● **Record list**
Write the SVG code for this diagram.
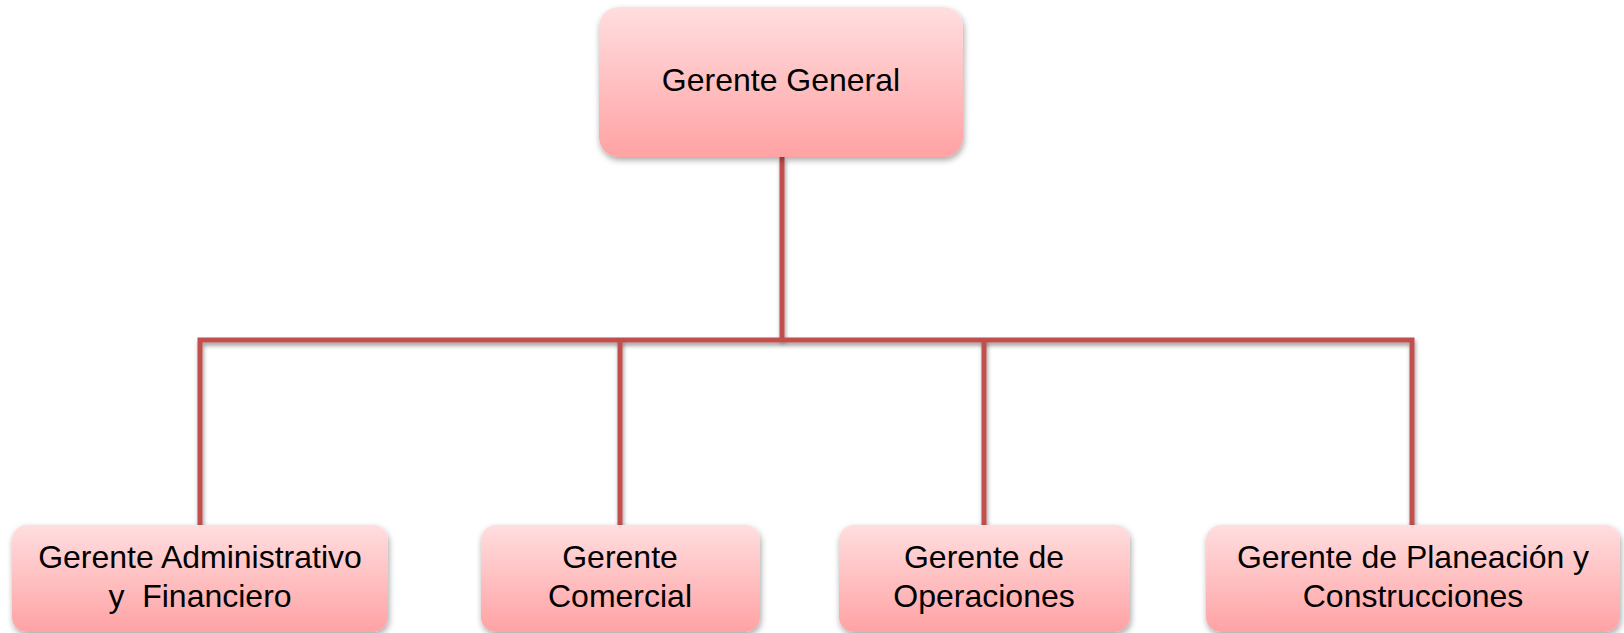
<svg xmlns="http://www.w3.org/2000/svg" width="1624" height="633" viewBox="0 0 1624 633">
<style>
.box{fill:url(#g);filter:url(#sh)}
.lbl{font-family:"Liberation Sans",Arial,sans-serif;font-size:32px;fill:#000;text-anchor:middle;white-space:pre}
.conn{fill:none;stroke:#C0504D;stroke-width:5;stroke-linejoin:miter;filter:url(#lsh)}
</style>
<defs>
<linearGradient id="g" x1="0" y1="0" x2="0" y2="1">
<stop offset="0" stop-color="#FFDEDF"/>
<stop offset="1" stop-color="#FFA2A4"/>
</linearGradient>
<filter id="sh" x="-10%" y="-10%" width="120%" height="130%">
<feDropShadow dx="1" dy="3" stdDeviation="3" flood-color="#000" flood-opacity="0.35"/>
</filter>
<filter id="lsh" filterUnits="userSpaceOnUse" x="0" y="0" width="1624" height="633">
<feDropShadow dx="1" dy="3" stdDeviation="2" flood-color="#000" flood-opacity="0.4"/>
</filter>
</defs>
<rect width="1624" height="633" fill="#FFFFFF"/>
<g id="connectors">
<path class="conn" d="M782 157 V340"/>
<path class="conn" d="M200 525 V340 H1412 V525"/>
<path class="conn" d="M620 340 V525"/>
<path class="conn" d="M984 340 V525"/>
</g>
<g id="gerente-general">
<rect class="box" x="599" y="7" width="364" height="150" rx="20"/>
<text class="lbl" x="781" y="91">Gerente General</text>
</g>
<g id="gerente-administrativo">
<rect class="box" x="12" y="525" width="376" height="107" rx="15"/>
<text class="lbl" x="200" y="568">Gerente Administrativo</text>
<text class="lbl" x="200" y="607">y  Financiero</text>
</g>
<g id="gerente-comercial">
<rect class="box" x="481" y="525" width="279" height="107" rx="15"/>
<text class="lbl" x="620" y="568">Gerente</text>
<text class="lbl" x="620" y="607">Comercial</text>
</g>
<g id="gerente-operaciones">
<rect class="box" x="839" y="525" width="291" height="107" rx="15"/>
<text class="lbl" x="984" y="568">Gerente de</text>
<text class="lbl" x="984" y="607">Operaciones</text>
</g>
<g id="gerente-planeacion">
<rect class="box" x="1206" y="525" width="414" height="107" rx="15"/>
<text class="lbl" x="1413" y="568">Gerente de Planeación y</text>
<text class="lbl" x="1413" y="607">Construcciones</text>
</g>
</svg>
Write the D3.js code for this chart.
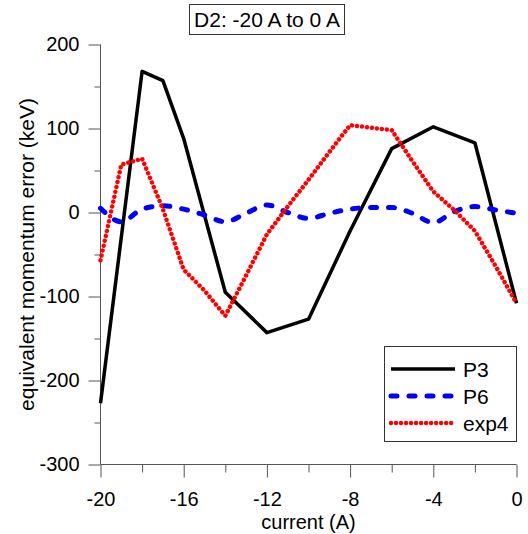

● **What is needed**
From the entries above, output every line exactly and omit any image.

● **Full solution**
Write the SVG code for this diagram.
<svg xmlns="http://www.w3.org/2000/svg" width="1624" height="633" viewBox="0 0 1624 633">
<style>
.box{fill:url(#g);filter:url(#sh)}
.lbl{font-family:"Liberation Sans",Arial,sans-serif;font-size:32px;fill:#000;text-anchor:middle;white-space:pre}
.conn{fill:none;stroke:#C0504D;stroke-width:5;stroke-linejoin:miter;filter:url(#lsh)}
</style>
<defs>
<linearGradient id="g" x1="0" y1="0" x2="0" y2="1">
<stop offset="0" stop-color="#FFDEDF"/>
<stop offset="1" stop-color="#FFA2A4"/>
</linearGradient>
<filter id="sh" x="-10%" y="-10%" width="120%" height="130%">
<feDropShadow dx="1" dy="3" stdDeviation="3" flood-color="#000" flood-opacity="0.35"/>
</filter>
<filter id="lsh" filterUnits="userSpaceOnUse" x="0" y="0" width="1624" height="633">
<feDropShadow dx="1" dy="3" stdDeviation="2" flood-color="#000" flood-opacity="0.4"/>
</filter>
</defs>
<rect width="1624" height="633" fill="#FFFFFF"/>
<g id="connectors">
<path class="conn" d="M782 157 V340"/>
<path class="conn" d="M200 525 V340 H1412 V525"/>
<path class="conn" d="M620 340 V525"/>
<path class="conn" d="M984 340 V525"/>
</g>
<g id="gerente-general">
<rect class="box" x="599" y="7" width="364" height="150" rx="20"/>
<text class="lbl" x="781" y="91">Gerente General</text>
</g>
<g id="gerente-administrativo">
<rect class="box" x="12" y="525" width="376" height="107" rx="15"/>
<text class="lbl" x="200" y="568">Gerente Administrativo</text>
<text class="lbl" x="200" y="607">y  Financiero</text>
</g>
<g id="gerente-comercial">
<rect class="box" x="481" y="525" width="279" height="107" rx="15"/>
<text class="lbl" x="620" y="568">Gerente</text>
<text class="lbl" x="620" y="607">Comercial</text>
</g>
<g id="gerente-operaciones">
<rect class="box" x="839" y="525" width="291" height="107" rx="15"/>
<text class="lbl" x="984" y="568">Gerente de</text>
<text class="lbl" x="984" y="607">Operaciones</text>
</g>
<g id="gerente-planeacion">
<rect class="box" x="1206" y="525" width="414" height="107" rx="15"/>
<text class="lbl" x="1413" y="568">Gerente de Planeación y</text>
<text class="lbl" x="1413" y="607">Construcciones</text>
</g>
</svg>
Write the D3.js code for this chart.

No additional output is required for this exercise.